*What this task involves*
Pictures in the data below are not part of the copy; transcribe everything else exactly.
## begin Dataset content
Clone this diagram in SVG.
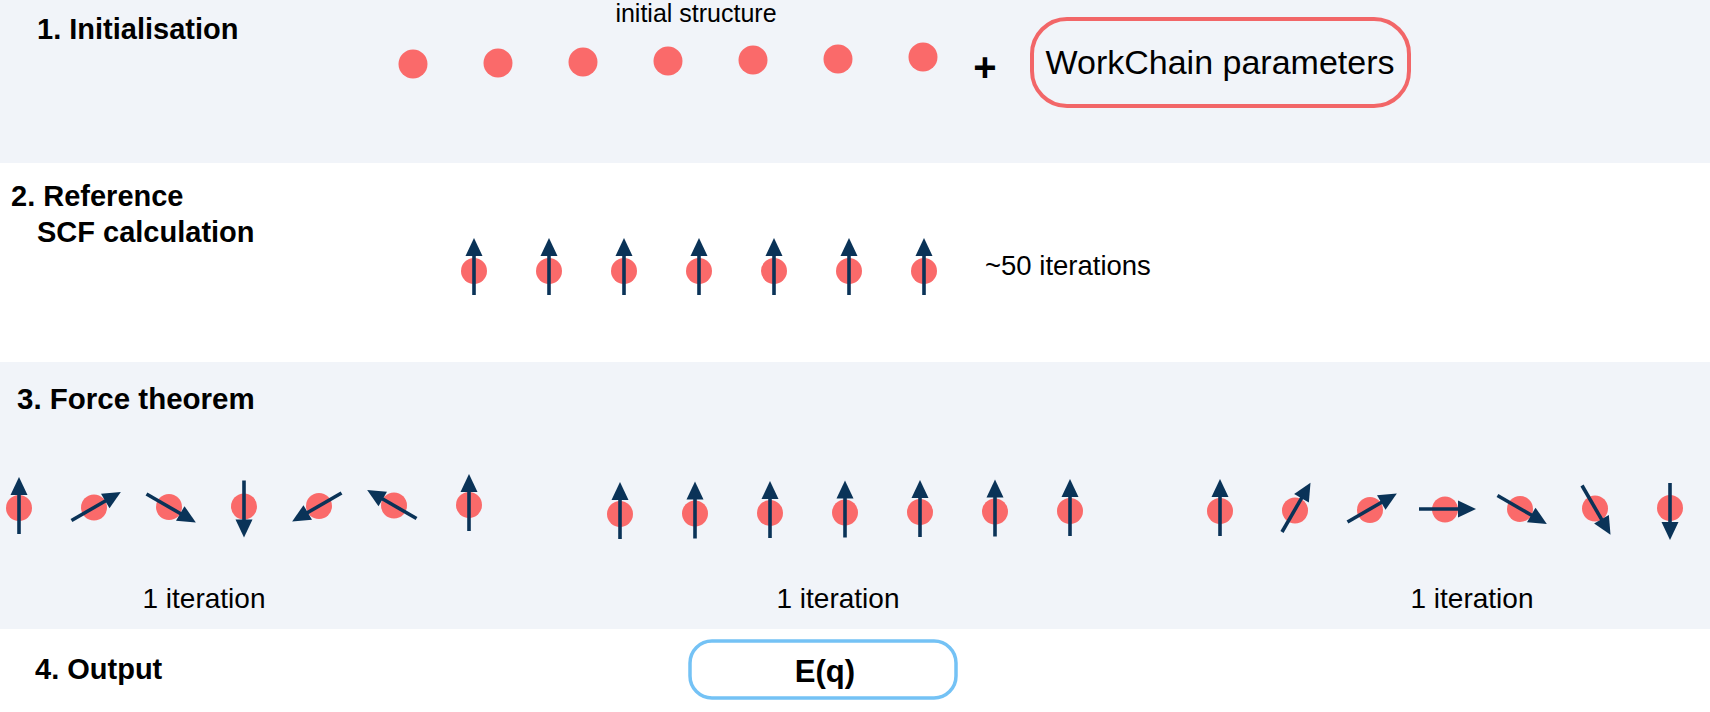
<svg xmlns="http://www.w3.org/2000/svg" xmlns:xlink="http://www.w3.org/1999/xlink" width="1710" height="712" viewBox="0 0 1710 712">
<style>
.band{fill:#f1f4f9}
.h{font-family:"Liberation Sans",Arial,sans-serif;font-weight:bold;font-size:29px;fill:#000}
.t{font-family:"Liberation Sans",Arial,sans-serif;font-size:28px;fill:#000}
.atom{fill:#fa6a6a}
.box{fill:none;stroke-width:4}
</style>
<defs>
<g id="spin">
<line x1="0" y1="26" x2="0" y2="-14" stroke="#0a3358" stroke-width="3.6"/>
<polygon points="0,-31 -8.5,-13 8.5,-13" fill="#0a3358"/>
</g>
</defs>
<rect class="band" x="0" y="0" width="1710" height="163"/>
<rect x="0" y="163" width="1710" height="199" fill="#fff"/>
<rect class="band" x="0" y="362" width="1710" height="267"/>
<rect x="0" y="629" width="1710" height="83" fill="#fff"/>

<g id="step1">
<text class="h" x="37" y="39">1. Initialisation</text>
<text class="t" x="696" y="22" text-anchor="middle" style="font-size:25px">initial structure</text>
<g id="structure">
<circle class="atom" cx="413" cy="64" r="14.5"/>
<circle class="atom" cx="498" cy="63" r="14.5"/>
<circle class="atom" cx="583" cy="62" r="14.5"/>
<circle class="atom" cx="668" cy="61" r="14.5"/>
<circle class="atom" cx="753" cy="60" r="14.5"/>
<circle class="atom" cx="838" cy="59" r="14.5"/>
<circle class="atom" cx="923" cy="57" r="14.5"/>
</g>
<text class="h" x="985" y="81" text-anchor="middle" style="font-size:40px">+</text>
<g id="workchain">
<rect class="box" x="1032" y="19" width="377" height="87" rx="35" stroke="#f26668"/>
<text class="t" x="1220" y="74" text-anchor="middle" style="font-size:34px">WorkChain parameters</text>
</g>
</g>

<g id="step2">
<text class="h" x="11" y="206">2. Reference</text>
<text class="h" x="37" y="242">SCF calculation</text>
<g id="scf">
<circle class="atom" cx="474" cy="271" r="13"/>
<circle class="atom" cx="549" cy="271" r="13"/>
<circle class="atom" cx="624" cy="271" r="13"/>
<circle class="atom" cx="699" cy="271" r="13"/>
<circle class="atom" cx="774" cy="271" r="13"/>
<circle class="atom" cx="849" cy="271" r="13"/>
<circle class="atom" cx="924" cy="271" r="13"/>
<use xlink:href="#spin" transform="translate(474,269)"/>
<use xlink:href="#spin" transform="translate(549,269)"/>
<use xlink:href="#spin" transform="translate(624,269)"/>
<use xlink:href="#spin" transform="translate(699,269)"/>
<use xlink:href="#spin" transform="translate(774,269)"/>
<use xlink:href="#spin" transform="translate(849,269)"/>
<use xlink:href="#spin" transform="translate(924,269)"/>
</g>
<text class="t" x="985" y="275" style="font-size:27.5px">~50 iterations</text>
</g>

<g id="step3">
<text class="h" x="17" y="409" style="font-size:29.5px">3. Force theorem</text>
<g id="spiral60">
<circle class="atom" cx="19" cy="508" r="13"/>
<circle class="atom" cx="94" cy="507.5" r="13"/>
<circle class="atom" cx="169" cy="507" r="13"/>
<circle class="atom" cx="244" cy="506.5" r="13"/>
<circle class="atom" cx="319" cy="506" r="13"/>
<circle class="atom" cx="394" cy="505.5" r="13"/>
<circle class="atom" cx="469" cy="505" r="13"/>
<use xlink:href="#spin" transform="translate(19,508) rotate(0)"/>
<use xlink:href="#spin" transform="translate(94,507.5) rotate(60)"/>
<use xlink:href="#spin" transform="translate(169,507) rotate(120)"/>
<use xlink:href="#spin" transform="translate(244,506.5) rotate(180)"/>
<use xlink:href="#spin" transform="translate(319,506) rotate(240)"/>
<use xlink:href="#spin" transform="translate(394,505.5) rotate(300)"/>
<use xlink:href="#spin" transform="translate(469,505) rotate(360)"/>
<text class="t" x="204" y="608" text-anchor="middle">1 iteration</text>
</g>
<g id="ferro">
<circle class="atom" cx="620" cy="514" r="13"/>
<circle class="atom" cx="695" cy="513.5" r="13"/>
<circle class="atom" cx="770" cy="513" r="13"/>
<circle class="atom" cx="845" cy="512.5" r="13"/>
<circle class="atom" cx="920" cy="512" r="13"/>
<circle class="atom" cx="995" cy="511.5" r="13"/>
<circle class="atom" cx="1070" cy="511" r="13"/>
<use xlink:href="#spin" transform="translate(620,513)"/>
<use xlink:href="#spin" transform="translate(695,512.5)"/>
<use xlink:href="#spin" transform="translate(770,512)"/>
<use xlink:href="#spin" transform="translate(845,511.5)"/>
<use xlink:href="#spin" transform="translate(920,511)"/>
<use xlink:href="#spin" transform="translate(995,510.5)"/>
<use xlink:href="#spin" transform="translate(1070,510)"/>
<text class="t" x="838" y="608" text-anchor="middle">1 iteration</text>
</g>
<g id="spiral30">
<circle class="atom" cx="1220" cy="511" r="13"/>
<circle class="atom" cx="1295" cy="510.5" r="13"/>
<circle class="atom" cx="1370" cy="510" r="13"/>
<circle class="atom" cx="1445" cy="509.5" r="13"/>
<circle class="atom" cx="1520" cy="509" r="13"/>
<circle class="atom" cx="1595" cy="508.5" r="13"/>
<circle class="atom" cx="1670" cy="508" r="13"/>
<use xlink:href="#spin" transform="translate(1220,510) rotate(0)"/>
<use xlink:href="#spin" transform="translate(1295,509.5) rotate(30)"/>
<use xlink:href="#spin" transform="translate(1370,509) rotate(60)"/>
<use xlink:href="#spin" transform="translate(1445,509) rotate(90)"/>
<use xlink:href="#spin" transform="translate(1520,508.5) rotate(120)"/>
<use xlink:href="#spin" transform="translate(1595,508) rotate(150)"/>
<use xlink:href="#spin" transform="translate(1670,509) rotate(180)"/>
<text class="t" x="1472" y="608" text-anchor="middle">1 iteration</text>
</g>
</g>

<g id="step4">
<text class="h" x="35" y="679">4. Output</text>
<g id="output">
<rect class="box" x="690" y="641" width="266" height="57" rx="22" stroke="#74c2f5" style="stroke-width:3.5"/>
<text class="h" x="825" y="682" text-anchor="middle" style="font-size:31px">E(q)</text>
</g>
</g>
</svg>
## end Dataset content
*Task response*
Clone this diagram in SVG.
<svg xmlns="http://www.w3.org/2000/svg" xmlns:xlink="http://www.w3.org/1999/xlink" width="1710" height="712" viewBox="0 0 1710 712">
<style>
.band{fill:#f1f4f9}
.h{font-family:"Liberation Sans",Arial,sans-serif;font-weight:bold;font-size:29px;fill:#000}
.t{font-family:"Liberation Sans",Arial,sans-serif;font-size:28px;fill:#000}
.atom{fill:#fa6a6a}
.box{fill:none;stroke-width:4}
</style>
<defs>
<g id="spin">
<line x1="0" y1="26" x2="0" y2="-14" stroke="#0a3358" stroke-width="3.6"/>
<polygon points="0,-31 -8.5,-13 8.5,-13" fill="#0a3358"/>
</g>
</defs>
<rect class="band" x="0" y="0" width="1710" height="163"/>
<rect x="0" y="163" width="1710" height="199" fill="#fff"/>
<rect class="band" x="0" y="362" width="1710" height="267"/>
<rect x="0" y="629" width="1710" height="83" fill="#fff"/>

<g id="step1">
<text class="h" x="37" y="39">1. Initialisation</text>
<text class="t" x="696" y="22" text-anchor="middle" style="font-size:25px">initial structure</text>
<g id="structure">
<circle class="atom" cx="413" cy="64" r="14.5"/>
<circle class="atom" cx="498" cy="63" r="14.5"/>
<circle class="atom" cx="583" cy="62" r="14.5"/>
<circle class="atom" cx="668" cy="61" r="14.5"/>
<circle class="atom" cx="753" cy="60" r="14.5"/>
<circle class="atom" cx="838" cy="59" r="14.5"/>
<circle class="atom" cx="923" cy="57" r="14.5"/>
</g>
<text class="h" x="985" y="81" text-anchor="middle" style="font-size:40px">+</text>
<g id="workchain">
<rect class="box" x="1032" y="19" width="377" height="87" rx="35" stroke="#f26668"/>
<text class="t" x="1220" y="74" text-anchor="middle" style="font-size:34px">WorkChain parameters</text>
</g>
</g>

<g id="step2">
<text class="h" x="11" y="206">2. Reference</text>
<text class="h" x="37" y="242">SCF calculation</text>
<g id="scf">
<circle class="atom" cx="474" cy="271" r="13"/>
<circle class="atom" cx="549" cy="271" r="13"/>
<circle class="atom" cx="624" cy="271" r="13"/>
<circle class="atom" cx="699" cy="271" r="13"/>
<circle class="atom" cx="774" cy="271" r="13"/>
<circle class="atom" cx="849" cy="271" r="13"/>
<circle class="atom" cx="924" cy="271" r="13"/>
<use xlink:href="#spin" transform="translate(474,269)"/>
<use xlink:href="#spin" transform="translate(549,269)"/>
<use xlink:href="#spin" transform="translate(624,269)"/>
<use xlink:href="#spin" transform="translate(699,269)"/>
<use xlink:href="#spin" transform="translate(774,269)"/>
<use xlink:href="#spin" transform="translate(849,269)"/>
<use xlink:href="#spin" transform="translate(924,269)"/>
</g>
<text class="t" x="985" y="275" style="font-size:27.5px">~50 iterations</text>
</g>

<g id="step3">
<text class="h" x="17" y="409" style="font-size:29.5px">3. Force theorem</text>
<g id="spiral60">
<circle class="atom" cx="19" cy="508" r="13"/>
<circle class="atom" cx="94" cy="507.5" r="13"/>
<circle class="atom" cx="169" cy="507" r="13"/>
<circle class="atom" cx="244" cy="506.5" r="13"/>
<circle class="atom" cx="319" cy="506" r="13"/>
<circle class="atom" cx="394" cy="505.5" r="13"/>
<circle class="atom" cx="469" cy="505" r="13"/>
<use xlink:href="#spin" transform="translate(19,508) rotate(0)"/>
<use xlink:href="#spin" transform="translate(94,507.5) rotate(60)"/>
<use xlink:href="#spin" transform="translate(169,507) rotate(120)"/>
<use xlink:href="#spin" transform="translate(244,506.5) rotate(180)"/>
<use xlink:href="#spin" transform="translate(319,506) rotate(240)"/>
<use xlink:href="#spin" transform="translate(394,505.5) rotate(300)"/>
<use xlink:href="#spin" transform="translate(469,505) rotate(360)"/>
<text class="t" x="204" y="608" text-anchor="middle">1 iteration</text>
</g>
<g id="ferro">
<circle class="atom" cx="620" cy="514" r="13"/>
<circle class="atom" cx="695" cy="513.5" r="13"/>
<circle class="atom" cx="770" cy="513" r="13"/>
<circle class="atom" cx="845" cy="512.5" r="13"/>
<circle class="atom" cx="920" cy="512" r="13"/>
<circle class="atom" cx="995" cy="511.5" r="13"/>
<circle class="atom" cx="1070" cy="511" r="13"/>
<use xlink:href="#spin" transform="translate(620,513)"/>
<use xlink:href="#spin" transform="translate(695,512.5)"/>
<use xlink:href="#spin" transform="translate(770,512)"/>
<use xlink:href="#spin" transform="translate(845,511.5)"/>
<use xlink:href="#spin" transform="translate(920,511)"/>
<use xlink:href="#spin" transform="translate(995,510.5)"/>
<use xlink:href="#spin" transform="translate(1070,510)"/>
<text class="t" x="838" y="608" text-anchor="middle">1 iteration</text>
</g>
<g id="spiral30">
<circle class="atom" cx="1220" cy="511" r="13"/>
<circle class="atom" cx="1295" cy="510.5" r="13"/>
<circle class="atom" cx="1370" cy="510" r="13"/>
<circle class="atom" cx="1445" cy="509.5" r="13"/>
<circle class="atom" cx="1520" cy="509" r="13"/>
<circle class="atom" cx="1595" cy="508.5" r="13"/>
<circle class="atom" cx="1670" cy="508" r="13"/>
<use xlink:href="#spin" transform="translate(1220,510) rotate(0)"/>
<use xlink:href="#spin" transform="translate(1295,509.5) rotate(30)"/>
<use xlink:href="#spin" transform="translate(1370,509) rotate(60)"/>
<use xlink:href="#spin" transform="translate(1445,509) rotate(90)"/>
<use xlink:href="#spin" transform="translate(1520,508.5) rotate(120)"/>
<use xlink:href="#spin" transform="translate(1595,508) rotate(150)"/>
<use xlink:href="#spin" transform="translate(1670,509) rotate(180)"/>
<text class="t" x="1472" y="608" text-anchor="middle">1 iteration</text>
</g>
</g>

<g id="step4">
<text class="h" x="35" y="679">4. Output</text>
<g id="output">
<rect class="box" x="690" y="641" width="266" height="57" rx="22" stroke="#74c2f5" style="stroke-width:3.5"/>
<text class="h" x="825" y="682" text-anchor="middle" style="font-size:31px">E(q)</text>
</g>
</g>
</svg>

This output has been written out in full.